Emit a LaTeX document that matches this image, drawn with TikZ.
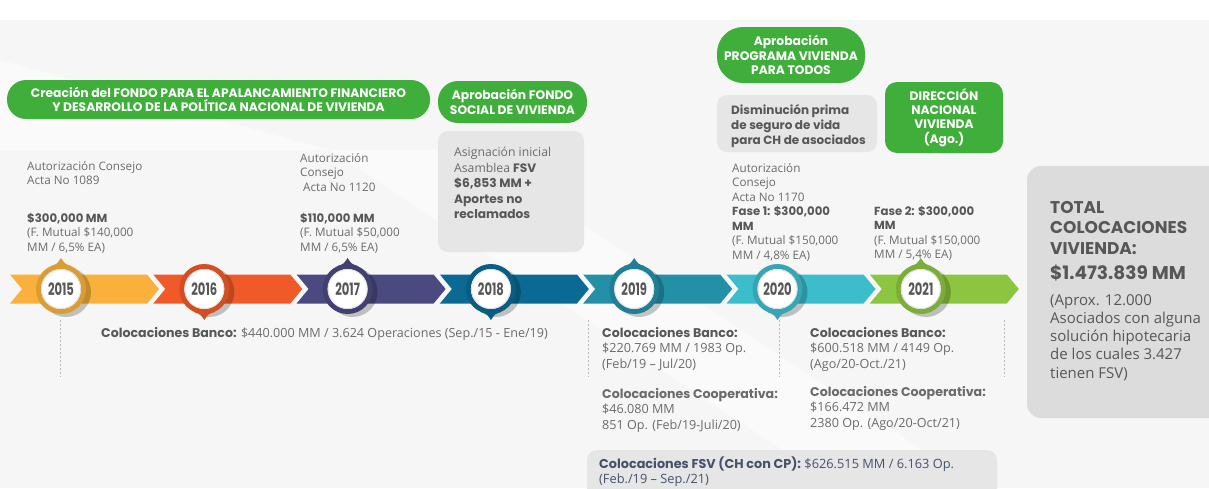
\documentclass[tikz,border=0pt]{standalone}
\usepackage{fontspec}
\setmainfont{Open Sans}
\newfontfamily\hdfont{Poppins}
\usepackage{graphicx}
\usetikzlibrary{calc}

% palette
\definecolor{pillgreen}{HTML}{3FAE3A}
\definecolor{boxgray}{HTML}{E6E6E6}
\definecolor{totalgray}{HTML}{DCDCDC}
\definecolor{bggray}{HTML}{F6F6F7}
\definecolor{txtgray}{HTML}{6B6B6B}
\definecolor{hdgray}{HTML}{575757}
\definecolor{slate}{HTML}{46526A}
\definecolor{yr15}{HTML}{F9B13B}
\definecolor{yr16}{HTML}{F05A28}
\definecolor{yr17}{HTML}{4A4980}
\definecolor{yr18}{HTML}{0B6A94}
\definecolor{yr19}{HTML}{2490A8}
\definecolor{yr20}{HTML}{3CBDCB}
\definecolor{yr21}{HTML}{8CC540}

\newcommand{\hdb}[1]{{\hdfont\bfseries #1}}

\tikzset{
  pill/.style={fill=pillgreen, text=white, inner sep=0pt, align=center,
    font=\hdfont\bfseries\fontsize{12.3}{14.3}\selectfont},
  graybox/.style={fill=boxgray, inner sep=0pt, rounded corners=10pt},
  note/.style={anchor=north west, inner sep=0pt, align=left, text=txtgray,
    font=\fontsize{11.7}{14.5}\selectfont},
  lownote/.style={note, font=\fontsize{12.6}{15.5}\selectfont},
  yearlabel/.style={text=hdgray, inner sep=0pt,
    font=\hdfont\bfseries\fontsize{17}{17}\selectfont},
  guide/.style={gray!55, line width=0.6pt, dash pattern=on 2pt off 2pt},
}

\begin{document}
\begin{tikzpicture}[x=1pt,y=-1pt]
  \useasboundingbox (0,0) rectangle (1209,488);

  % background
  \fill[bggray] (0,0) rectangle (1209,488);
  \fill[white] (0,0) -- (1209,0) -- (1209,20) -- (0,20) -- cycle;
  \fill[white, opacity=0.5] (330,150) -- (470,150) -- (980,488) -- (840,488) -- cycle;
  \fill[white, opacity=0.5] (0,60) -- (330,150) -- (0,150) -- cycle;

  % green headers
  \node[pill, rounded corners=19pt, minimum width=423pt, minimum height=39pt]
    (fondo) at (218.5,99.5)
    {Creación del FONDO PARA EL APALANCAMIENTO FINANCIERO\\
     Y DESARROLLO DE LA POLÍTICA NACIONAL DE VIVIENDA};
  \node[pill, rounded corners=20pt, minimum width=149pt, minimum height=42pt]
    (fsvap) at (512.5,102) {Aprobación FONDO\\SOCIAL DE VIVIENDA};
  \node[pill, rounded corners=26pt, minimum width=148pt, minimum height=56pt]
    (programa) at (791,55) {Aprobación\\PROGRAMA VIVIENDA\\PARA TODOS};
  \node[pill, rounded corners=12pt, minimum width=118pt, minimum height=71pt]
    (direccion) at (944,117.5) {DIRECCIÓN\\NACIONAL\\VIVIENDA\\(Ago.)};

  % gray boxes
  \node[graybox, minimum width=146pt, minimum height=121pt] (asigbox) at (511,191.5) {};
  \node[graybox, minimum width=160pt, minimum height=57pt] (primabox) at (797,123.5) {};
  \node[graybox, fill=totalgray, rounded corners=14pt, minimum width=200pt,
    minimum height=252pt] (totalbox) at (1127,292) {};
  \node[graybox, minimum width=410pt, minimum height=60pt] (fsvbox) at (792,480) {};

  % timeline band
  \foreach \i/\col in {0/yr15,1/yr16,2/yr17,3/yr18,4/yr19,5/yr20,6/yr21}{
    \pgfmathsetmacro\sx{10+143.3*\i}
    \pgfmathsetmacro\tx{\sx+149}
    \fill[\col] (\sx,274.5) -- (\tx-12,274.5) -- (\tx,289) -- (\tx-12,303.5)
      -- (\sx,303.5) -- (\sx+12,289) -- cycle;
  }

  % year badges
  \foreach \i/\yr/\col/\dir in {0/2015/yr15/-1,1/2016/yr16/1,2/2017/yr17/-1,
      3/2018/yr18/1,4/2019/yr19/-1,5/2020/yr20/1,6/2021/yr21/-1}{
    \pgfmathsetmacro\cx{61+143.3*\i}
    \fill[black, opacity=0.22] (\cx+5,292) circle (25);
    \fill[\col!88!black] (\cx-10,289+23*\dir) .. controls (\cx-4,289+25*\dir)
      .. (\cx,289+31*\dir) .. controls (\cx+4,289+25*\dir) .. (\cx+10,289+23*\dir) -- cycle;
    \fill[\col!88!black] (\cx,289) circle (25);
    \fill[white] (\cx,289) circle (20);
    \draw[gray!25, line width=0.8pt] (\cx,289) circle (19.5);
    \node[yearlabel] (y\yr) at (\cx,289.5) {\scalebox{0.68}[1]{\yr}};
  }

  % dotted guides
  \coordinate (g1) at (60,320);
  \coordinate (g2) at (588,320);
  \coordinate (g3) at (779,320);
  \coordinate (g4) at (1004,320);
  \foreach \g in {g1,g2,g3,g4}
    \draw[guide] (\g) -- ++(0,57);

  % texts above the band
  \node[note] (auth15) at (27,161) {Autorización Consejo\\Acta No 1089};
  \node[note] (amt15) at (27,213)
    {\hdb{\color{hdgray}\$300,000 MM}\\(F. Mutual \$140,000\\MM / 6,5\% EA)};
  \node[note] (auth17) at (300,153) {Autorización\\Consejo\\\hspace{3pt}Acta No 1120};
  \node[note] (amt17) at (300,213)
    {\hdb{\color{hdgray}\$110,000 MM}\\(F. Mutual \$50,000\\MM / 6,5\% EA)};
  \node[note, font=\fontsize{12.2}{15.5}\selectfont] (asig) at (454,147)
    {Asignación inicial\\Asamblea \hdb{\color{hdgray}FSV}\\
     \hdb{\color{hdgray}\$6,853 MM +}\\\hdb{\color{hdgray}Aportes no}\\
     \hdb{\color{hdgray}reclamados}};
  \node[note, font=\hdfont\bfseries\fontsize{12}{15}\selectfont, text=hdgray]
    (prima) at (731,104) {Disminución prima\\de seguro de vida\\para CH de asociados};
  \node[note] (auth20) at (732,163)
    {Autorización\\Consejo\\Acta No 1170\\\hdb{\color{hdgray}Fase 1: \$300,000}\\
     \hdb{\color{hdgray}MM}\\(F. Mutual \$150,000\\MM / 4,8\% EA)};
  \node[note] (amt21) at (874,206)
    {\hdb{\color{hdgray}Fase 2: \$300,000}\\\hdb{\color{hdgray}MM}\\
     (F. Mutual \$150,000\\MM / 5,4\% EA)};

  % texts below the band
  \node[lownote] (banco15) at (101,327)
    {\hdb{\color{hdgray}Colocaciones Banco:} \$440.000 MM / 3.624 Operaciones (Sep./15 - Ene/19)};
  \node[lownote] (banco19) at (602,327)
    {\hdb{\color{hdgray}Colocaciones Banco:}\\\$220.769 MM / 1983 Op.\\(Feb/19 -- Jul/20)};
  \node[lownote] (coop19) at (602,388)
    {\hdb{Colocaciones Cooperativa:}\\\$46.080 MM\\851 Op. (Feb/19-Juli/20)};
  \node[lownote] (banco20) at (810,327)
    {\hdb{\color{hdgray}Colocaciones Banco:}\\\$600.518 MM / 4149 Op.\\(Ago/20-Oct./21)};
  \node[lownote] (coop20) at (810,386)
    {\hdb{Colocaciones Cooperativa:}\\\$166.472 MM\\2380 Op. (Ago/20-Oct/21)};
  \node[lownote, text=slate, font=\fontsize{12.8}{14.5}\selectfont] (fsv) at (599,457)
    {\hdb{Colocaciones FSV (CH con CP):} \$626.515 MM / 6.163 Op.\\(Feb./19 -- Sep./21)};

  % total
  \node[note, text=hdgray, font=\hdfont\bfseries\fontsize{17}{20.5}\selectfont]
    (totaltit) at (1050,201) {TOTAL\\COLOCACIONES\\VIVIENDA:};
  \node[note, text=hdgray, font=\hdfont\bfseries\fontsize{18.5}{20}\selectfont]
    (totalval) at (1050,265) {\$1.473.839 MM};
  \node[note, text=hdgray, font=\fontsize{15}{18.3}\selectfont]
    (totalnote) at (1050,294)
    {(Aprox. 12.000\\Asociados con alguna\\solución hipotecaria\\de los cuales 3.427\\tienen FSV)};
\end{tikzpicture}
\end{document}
---
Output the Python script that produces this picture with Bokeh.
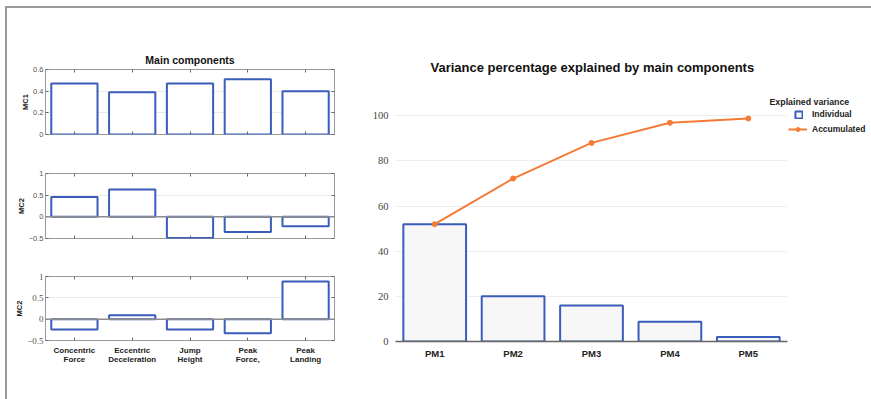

▶ [Aim] In the listing above, find the line with "Emit a LaTeX" and the line with "(0,150) -- cycle;". Copy both of them and every line between, exactly, but not the pictures.

▶ [Full answer]
Emit a LaTeX document that matches this image, drawn with TikZ.
\documentclass[tikz,border=0pt]{standalone}
\usepackage{fontspec}
\setmainfont{Open Sans}
\newfontfamily\hdfont{Poppins}
\usepackage{graphicx}
\usetikzlibrary{calc}

% palette
\definecolor{pillgreen}{HTML}{3FAE3A}
\definecolor{boxgray}{HTML}{E6E6E6}
\definecolor{totalgray}{HTML}{DCDCDC}
\definecolor{bggray}{HTML}{F6F6F7}
\definecolor{txtgray}{HTML}{6B6B6B}
\definecolor{hdgray}{HTML}{575757}
\definecolor{slate}{HTML}{46526A}
\definecolor{yr15}{HTML}{F9B13B}
\definecolor{yr16}{HTML}{F05A28}
\definecolor{yr17}{HTML}{4A4980}
\definecolor{yr18}{HTML}{0B6A94}
\definecolor{yr19}{HTML}{2490A8}
\definecolor{yr20}{HTML}{3CBDCB}
\definecolor{yr21}{HTML}{8CC540}

\newcommand{\hdb}[1]{{\hdfont\bfseries #1}}

\tikzset{
  pill/.style={fill=pillgreen, text=white, inner sep=0pt, align=center,
    font=\hdfont\bfseries\fontsize{12.3}{14.3}\selectfont},
  graybox/.style={fill=boxgray, inner sep=0pt, rounded corners=10pt},
  note/.style={anchor=north west, inner sep=0pt, align=left, text=txtgray,
    font=\fontsize{11.7}{14.5}\selectfont},
  lownote/.style={note, font=\fontsize{12.6}{15.5}\selectfont},
  yearlabel/.style={text=hdgray, inner sep=0pt,
    font=\hdfont\bfseries\fontsize{17}{17}\selectfont},
  guide/.style={gray!55, line width=0.6pt, dash pattern=on 2pt off 2pt},
}

\begin{document}
\begin{tikzpicture}[x=1pt,y=-1pt]
  \useasboundingbox (0,0) rectangle (1209,488);

  % background
  \fill[bggray] (0,0) rectangle (1209,488);
  \fill[white] (0,0) -- (1209,0) -- (1209,20) -- (0,20) -- cycle;
  \fill[white, opacity=0.5] (330,150) -- (470,150) -- (980,488) -- (840,488) -- cycle;
  \fill[white, opacity=0.5] (0,60) -- (330,150) -- (0,150) -- cycle;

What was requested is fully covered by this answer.